O-RIS-ing: Evaluating RIS-Assisted NextG Open RAN
Maria Tsampazi, Michele Polese, Falko Dressler, Tommaso Melodia
TL;DR
The paper tackles the challenge of boosting Open RAN performance by integrating Reconfigurable Intelligent Surfaces (RIS) to shape wireless propagation. It develops an RIS-based optimization framework and evaluates it on the Colosseum testbed using OpenRAN Gym, deploying an xApp to control the BS scheduling policy and exploring three resource-allocation scenarios across eMBB and URLLC slices. Key findings show that RIS-assisted topologies consistently improve throughput and reduce latency, with up to approximately 34% throughput gains in multi-user settings and substantial decreases in buffer occupancy, signaling improved resource utilization. The work demonstrates the practical viability of RIS-enabled, Open RAN deployments and highlights avenues for dynamic, real-time control of scheduling policies and per-slice weights to further enhance performance.
Abstract
Reconfigurable Intelligent Surfaces (RISs) pose as a transformative technology to revolutionize the cellular architecture of Next Generation (NextG) Radio Access Networks (RANs).
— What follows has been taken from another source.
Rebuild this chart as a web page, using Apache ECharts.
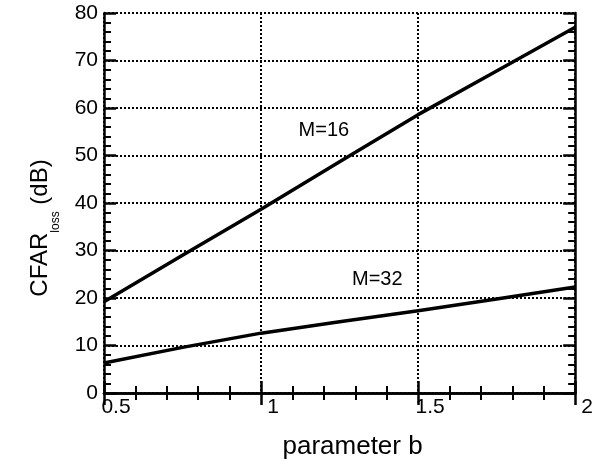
<!DOCTYPE html>
<html>
<head>
<meta charset="utf-8">
<script src="https://cdn.jsdelivr.net/npm/echarts@6/dist/echarts.min.js"></script>
<style>
  html, body { margin: 0; padding: 0; background: #fff; }
  #chart { width: 596px; height: 467px; }
</style>
</head>
<body>
<div id="chart"></div>
<script>
// parameter b samples
const paramB = [0.5, 0.75, 1.0, 1.25, 1.5, 1.75, 2.0]
// CFAR loss (dB)
const lossM16 = [19.2, 29.0, 38.7, 48.7, 58.6, 67.8, 77.0]
const lossM32 = [6.3, 9.6, 12.6, 15.0, 17.3, 19.8, 22.3]
// curve annotations
const noteText = ['M=16', 'M=32']
const noteX = [1.2, 1.37]
const noteY = [55.2, 23.8]

const font = '"Liberation Sans", Arial, Helvetica, sans-serif'

const chart = echarts.init(document.getElementById('chart'))

const pairs = (xs, ys) => xs.map((x, i) => [x, ys[i]])

const tickStyle = { show: true, inside: true, length: 12, lineStyle: { color: '#000', width: 2.5 } }
const minorStyle = { show: true, splitNumber: 5, length: 7, lineStyle: { color: '#000', width: 2 } }
const lineAxis = { show: true, lineStyle: { color: '#000', width: 2.5 } }

chart.setOption({
  backgroundColor: '#fff',
  animation: false,
  grid: { left: 104, right: 18, top: 13, bottom: 74 },
  xAxis: [{
    type: 'value',
    min: 0.5,
    max: 2,
    interval: 0.5,
    name: 'parameter b',
    nameLocation: 'middle',
    nameGap: 41,
    nameTextStyle: { fontFamily: font, fontSize: 26, color: '#000', padding: [0, 0, 0, 26] },
    axisLine: lineAxis,
    axisTick: tickStyle,
    minorTick: minorStyle,
    axisLabel: {
      fontFamily: font,
      fontSize: 21,
      color: '#000',
      margin: 4,
      padding: [0, 0, 0, 24],
      showMinLabel: true,
      showMaxLabel: true,
      formatter: v => String(v)
    },
    splitLine: { show: true, lineStyle: { color: '#000', width: 2, type: [2, 2] } }
  }, {
    type: 'value',
    position: 'top',
    min: 0.5,
    max: 2,
    interval: 0.5,
    axisLine: lineAxis,
    axisTick: tickStyle,
    minorTick: minorStyle,
    axisLabel: { show: false },
    splitLine: { show: false }
  }],
  yAxis: [{
    type: 'value',
    min: 0,
    max: 80,
    interval: 10,
    name: 'CFAR{sub|loss} {m|(dB)}',
    nameLocation: 'middle',
    nameRotate: 90,
    nameGap: 64,
    nameTextStyle: {
      fontFamily: font,
      fontSize: 24,
      color: '#000',
      lineHeight: 44,
      verticalAlign: 'middle',
      padding: [0, 50, 0, 0],
      rich: {
        sub: { fontFamily: font, fontSize: 12, color: '#000', lineHeight: 16, verticalAlign: 'bottom' },
        m: { fontFamily: font, fontSize: 24, color: '#000', lineHeight: 44, verticalAlign: 'middle' }
      }
    },
    axisLine: lineAxis,
    axisTick: tickStyle,
    minorTick: minorStyle,
    axisLabel: { fontFamily: font, fontSize: 21, color: '#000', margin: 6 },
    splitLine: { show: true, lineStyle: { color: '#000', width: 2, type: [2, 2] } }
  }, {
    type: 'value',
    position: 'right',
    min: 0,
    max: 80,
    interval: 10,
    axisLine: lineAxis,
    axisTick: tickStyle,
    minorTick: minorStyle,
    axisLabel: { show: false },
    splitLine: { show: false }
  }],
  series: [{
    name: 'M=16',
    type: 'line',
    showSymbol: false,
    lineStyle: { color: '#000', width: 3.5 },
    data: pairs(paramB, lossM16)
  }, {
    name: 'M=32',
    type: 'line',
    showSymbol: false,
    lineStyle: { color: '#000', width: 3.5 },
    data: pairs(paramB, lossM32)
  }, {
    type: 'scatter',
    symbolSize: 0,
    itemStyle: { opacity: 1 },
    label: {
      show: true,
      position: 'inside',
      fontFamily: font,
      fontSize: 20,
      color: '#000',
      opacity: 1,
      formatter: p => noteText[p.dataIndex]
    },
    data: pairs(noteX, noteY)
  }]
})
</script>
</body>
</html>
Previous studies have demonstrated the capabilities of RISs in optimizing wireless propagation, achieving high spectral efficiency, and improving resource utilization. At the same time, the transition to softwarized, disaggregated, and virtualized architectures, such as those being standardized by the O-RAN ALLIANCE, enables the vision of a reconfigurable Open RAN. In this work, we aim to integrate these technologies by studying how different resource allocation policies enhance the performance of RIS-assisted Open RANs. We perform a comparative analysis among various network configurations and show how proper network optimization can enhance the performance across the Enhanced Mobile Broadband (eMBB) and Ultra Reliable and Low Latency Communications (URLLC) network slices, achieving up to ~34% throughput improvement. Furthermore, leveraging the capabilities of OpenRAN Gym, we deploy an xApp on Colosseum, the world's largest wireless system emulator with hardware-in-the-loop, to control the Base Station (BS)'s scheduling policy. Experimental results demonstrate that RIS-assisted topologies achieve high resource efficiency and low latency, regardless of the BS's scheduling policy.